“Qual o papel da luta de classes numa realidade como a China?” é o tema desse Meia Noite em Pequim, da TV Grabois, com o pesquisador e economista Elias Jabbour abordando a questão sob o prisma histórico – a combatividade no DNA dos camponeses chineses, cujos netos, bisnetos e tataranetos constituem hoje a classe de trabalhadores urbanos, 130 milhões – e da realidade de um país que, de 2015 a 2019, teve 8.862 greves, mais de 2.000 por ano.
Em uma sociedade milenar que na base de sua trajetória tem um Estado que já nasce precocemente desenvolvimentista, já nasce para a consecução de grandes obras – como a contenção de enchentes no vale entre os rios Amarelo e o Yangtze.
Combatividade que tem como raiz o filósofo Lao Tse, sob cujos ensinamentos se repetiram as rebeliões camponesas, derrubando dinastias ineptas e corruptas, para exigir o atendimento de suas demandas.
A intensidade desse movimento grevista atual na China significa que muito dos ganhos salariais dos últimos dez anos é produto da capacidade de organização dos trabalhadores.
O que alcança o sentido maior de aumentar a participação dos salários na renda nacional. As leis do trabalho na China não são só para proteger os trabalhadores, como registra Jabbour, implicando ainda na crucial ampliação do mercado interno.
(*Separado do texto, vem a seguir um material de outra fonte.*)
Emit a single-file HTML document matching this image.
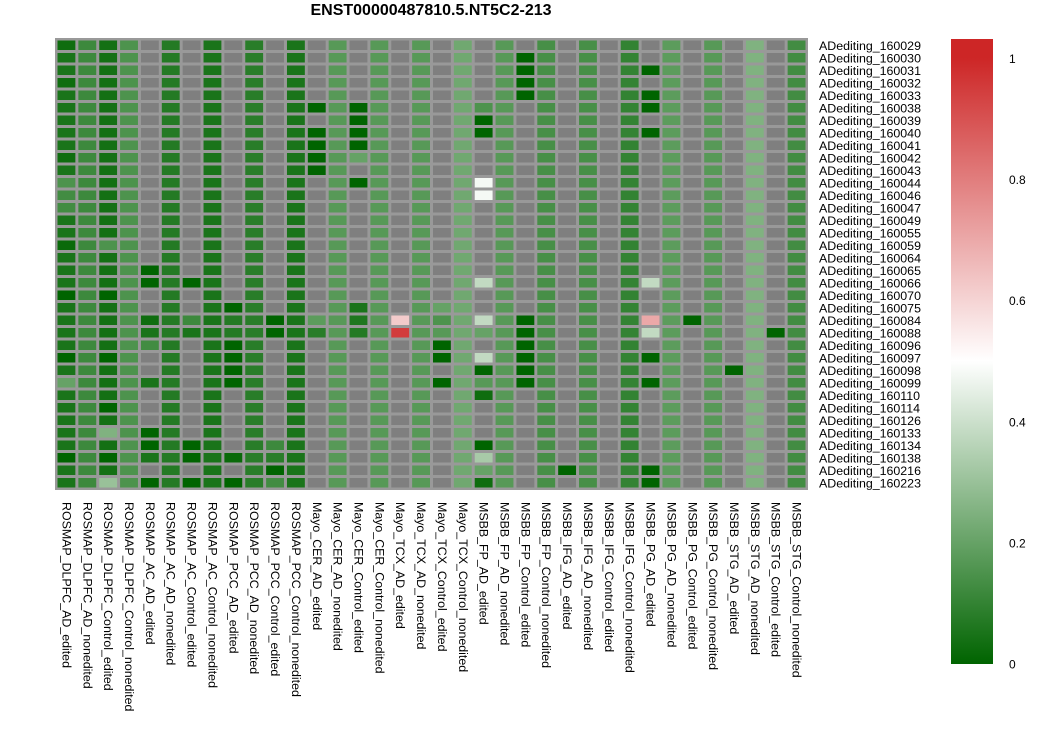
<!DOCTYPE html>
<html><head><meta charset="utf-8"><style>
body{margin:0;background:#fff;}
svg text{font-family:"Liberation Sans",sans-serif;}
</style></head><body>
<svg id="chart" width="1059" height="741" xmlns="http://www.w3.org/2000/svg">
<defs><linearGradient id="lg" x1="0" y1="1" x2="0" y2="0">
<stop offset="0" stop-color="#006400"/><stop offset="0.485" stop-color="#ffffff"/><stop offset="0.97" stop-color="#cd2626"/><stop offset="1" stop-color="#cd2626"/></linearGradient></defs>
<text x="431" y="15" text-anchor="middle" font-size="16" font-weight="bold">ENST00000487810.5.NT5C2-213</text>
<rect x="55" y="38" width="753" height="452" fill="#999"/>
<g id="cells"></g><g id="rlabels"></g><g id="clabels"></g>
<rect x="951" y="39" width="42" height="625" fill="url(#lg)"/>
<g id="legticks"></g>
</svg>
<script>
const rowNames=["160029","160030","160031","160032","160033","160038","160039","160040","160041","160042","160043","160044","160046","160047","160049","160055","160059","160064","160065","160066","160070","160075","160084","160088","160096","160097","160098","160099","160110","160114","160126","160133","160134","160138","160216","160223"];
const colNames=["ROSMAP_DLPFC_AD_edited","ROSMAP_DLPFC_AD_nonedited","ROSMAP_DLPFC_Control_edited","ROSMAP_DLPFC_Control_nonedited","ROSMAP_AC_AD_edited","ROSMAP_AC_AD_nonedited","ROSMAP_AC_Control_edited","ROSMAP_AC_Control_nonedited","ROSMAP_PCC_AD_edited","ROSMAP_PCC_AD_nonedited","ROSMAP_PCC_Control_edited","ROSMAP_PCC_Control_nonedited","Mayo_CER_AD_edited","Mayo_CER_AD_nonedited","Mayo_CER_Control_edited","Mayo_CER_Control_nonedited","Mayo_TCX_AD_edited","Mayo_TCX_AD_nonedited","Mayo_TCX_Control_edited","Mayo_TCX_Control_nonedited","MSBB_FP_AD_edited","MSBB_FP_AD_nonedited","MSBB_FP_Control_edited","MSBB_FP_Control_nonedited","MSBB_IFG_AD_edited","MSBB_IFG_AD_nonedited","MSBB_IFG_Control_edited","MSBB_IFG_Control_nonedited","MSBB_PG_AD_edited","MSBB_PG_AD_nonedited","MSBB_PG_Control_edited","MSBB_PG_Control_nonedited","MSBB_STG_AD_edited","MSBB_STG_AD_nonedited","MSBB_STG_Control_edited","MSBB_STG_Control_nonedited"];
const colBase=[0.05,0.12,0.04,0.15,null,0.07,null,0.05,null,0.08,null,0.05,null,0.17,null,0.17,null,0.17,null,0.22,null,0.17,null,0.14,null,0.14,null,0.1,null,0.18,null,0.17,null,0.25,null,0.13];
// overrides: [row, col, value]
const cellOverrides=[[5,12,0],[5,14,0],[6,14,0],[7,12,0],[7,14,0],[8,12,0],[8,14,0],[9,12,0],[9,14,0.2],[10,12,0],[11,14,0],[16,2,0.15],[0,0,0.03],[3,0,0.03],[9,0,0.03],[16,0,0.02],[11,0,0.15],[12,0,0.13],[13,0,0.13],
[1,22,0],[2,22,0],[2,28,0],[3,22,0],[4,22,0],[4,28,0],[5,20,0.15],[5,28,0],[6,20,0],[7,20,0],[7,28,0],[11,20,0.48],[12,20,0.48],
[18,4,0],[19,4,0],[19,6,0],[20,0,0],[20,2,0],[21,8,0],[21,14,0.05],[22,4,0.03],[22,6,0.12],[22,8,0.07],[22,10,0],[22,12,0.18],[22,14,0.06],[22,16,0.62],[23,4,0.05],[23,6,0.05],[23,8,0.07],[23,10,0],[23,12,0.08],[23,14,0.07],[23,16,0.95],[24,4,0.13],[24,8,0],[25,0,0],[25,2,0],[25,8,0],[26,8,0],[27,0,0.2],[27,4,0.05],[27,8,0],[29,2,0],[31,2,0.25],[31,4,0],[32,4,0],[32,6,0],[32,10,0.12],[33,0,0],[33,2,0],[33,4,0.05],[33,6,0],[33,8,0.02],[33,10,0.08],[34,10,0],[35,2,0.3],[35,4,0],[35,6,0],[35,8,0],[35,10,0.13],
[19,20,0.38],[19,28,0.38],[21,18,0.2],[22,18,0.15],[22,20,0.38],[22,22,0],[22,28,0.7],[22,30,0],[23,18,0.17],[23,20,0.2],[23,22,0],[23,28,0.38],[23,34,0],[24,18,0],[24,22,0],[25,18,0],[25,20,0.38],[25,22,0],[25,28,0],[26,20,0],[26,22,0],[26,32,0],[27,18,0],[27,20,0.17],[27,22,0],[27,28,0],[28,20,0.03],[32,20,0],[33,20,0.33],[34,20,0.2],[34,24,0],[34,28,0],[35,20,0.03],[35,28,0]];
const legendTicks=[0,0.2,0.4,0.6,0.8,1];

const NS="http://www.w3.org/2000/svg";
const x0=56,x1=807,y0=39,y1=489;
const cw=(x1-x0)/colNames.length, ch=(y1-y0)/rowNames.length;
const xPos=c=>x0+c*cw, yPos=r=>y0+r*ch;
function lerp(a,b,t){return Math.round(a+(b-a)*t);}
function color(v){
  if(v==null) return "#7f7f7f";
  if(v<=0.5){const t=v/0.5;return `rgb(${lerp(0,255,t)},${lerp(100,255,t)},${lerp(0,255,t)})`;}
  const t=Math.min(1,(v-0.5)/0.5);return `rgb(${lerp(255,205,t)},${lerp(255,38,t)},${lerp(255,38,t)})`;
}
const vals=rowNames.map(()=>colBase.slice());
cellOverrides.forEach(([r,c,v])=>{vals[r][c]=v;});
const cells=document.getElementById('cells');
vals.forEach((row,r)=>row.forEach((v,c)=>{
  const el=document.createElementNS(NS,'rect');
  el.setAttribute('x',xPos(c)+1.5);el.setAttribute('y',yPos(r)+1.5);
  el.setAttribute('width',cw-3);el.setAttribute('height',ch-3);
  el.setAttribute('fill',color(v));
  
  
  cells.appendChild(el);
}));
const rl=document.getElementById('rlabels');
rowNames.forEach((n,r)=>{
  const t=document.createElementNS(NS,'text');
  t.setAttribute('x',819);t.setAttribute('y',yPos(r)+ch/2+4.5);t.setAttribute('font-size','12.4');
  t.textContent='ADediting_'+n;
  
  
  rl.appendChild(t);
});
const cl=document.getElementById('clabels');
colNames.forEach((n,c)=>{
  const t=document.createElementNS(NS,'text');
  const x=xPos(c)+cw/2-4, y=502;
  t.setAttribute('transform',`translate(${x},${y}) rotate(90)`);t.setAttribute('font-size','12.4');
  t.textContent=n;
  
  
  cl.appendChild(t);
});
const lt=document.getElementById('legticks');
legendTicks.forEach(v=>{
  const t=document.createElementNS(NS,'text');
  t.setAttribute('x',1009);t.setAttribute('y',664-v*605.5+4.5);t.setAttribute('font-size','12');
  t.textContent=String(v);
  
  
  lt.appendChild(t);
});
</script>
</body></html>
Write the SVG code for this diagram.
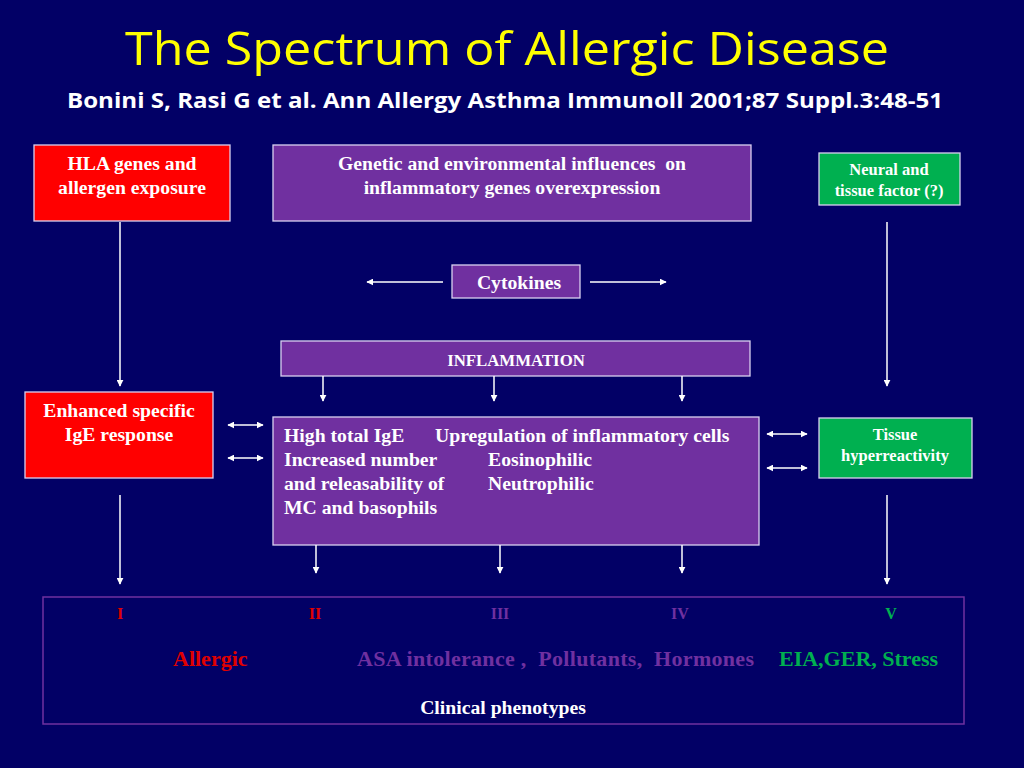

Ele também destaca a atualidade do conceito de prosperidade comum, que é a necessidade de bater de frente com as desigualdades do país.
E que exige a taxação de grandes fortunas e a colocação de limites ao poder econômico e aos monopólios privados.
Um conceito que não surge apenas da clarividência do presidente Xi Jinping, mas também da pressão de baixo para cima de parte dos trabalhadores, para que a sociedade caminhe à frente. Um verdadeiro frenesi, aponta Jabbour.
É assim que o trabalho precarizado foi sendo deixado para trás. Para um país que quer ter a razão como o primado principal de seu avanço social e econômico, essa combatividade dos netos e bisnetos de camponeses também ancora o indispensável planejamento para manter o desemprego como contingência restrita ao capitalismo.
É assim que as coisas se põem em marcha, com um salto de um ponto de desequilíbrio para outro, e novas ondas de avanços institucionais, no processo da nova economia de projetamento.
Elias Jabbour é professor dos Programas de Pós-Graduação em Ciências Econômicas e em Relações Internacionais da UERJ.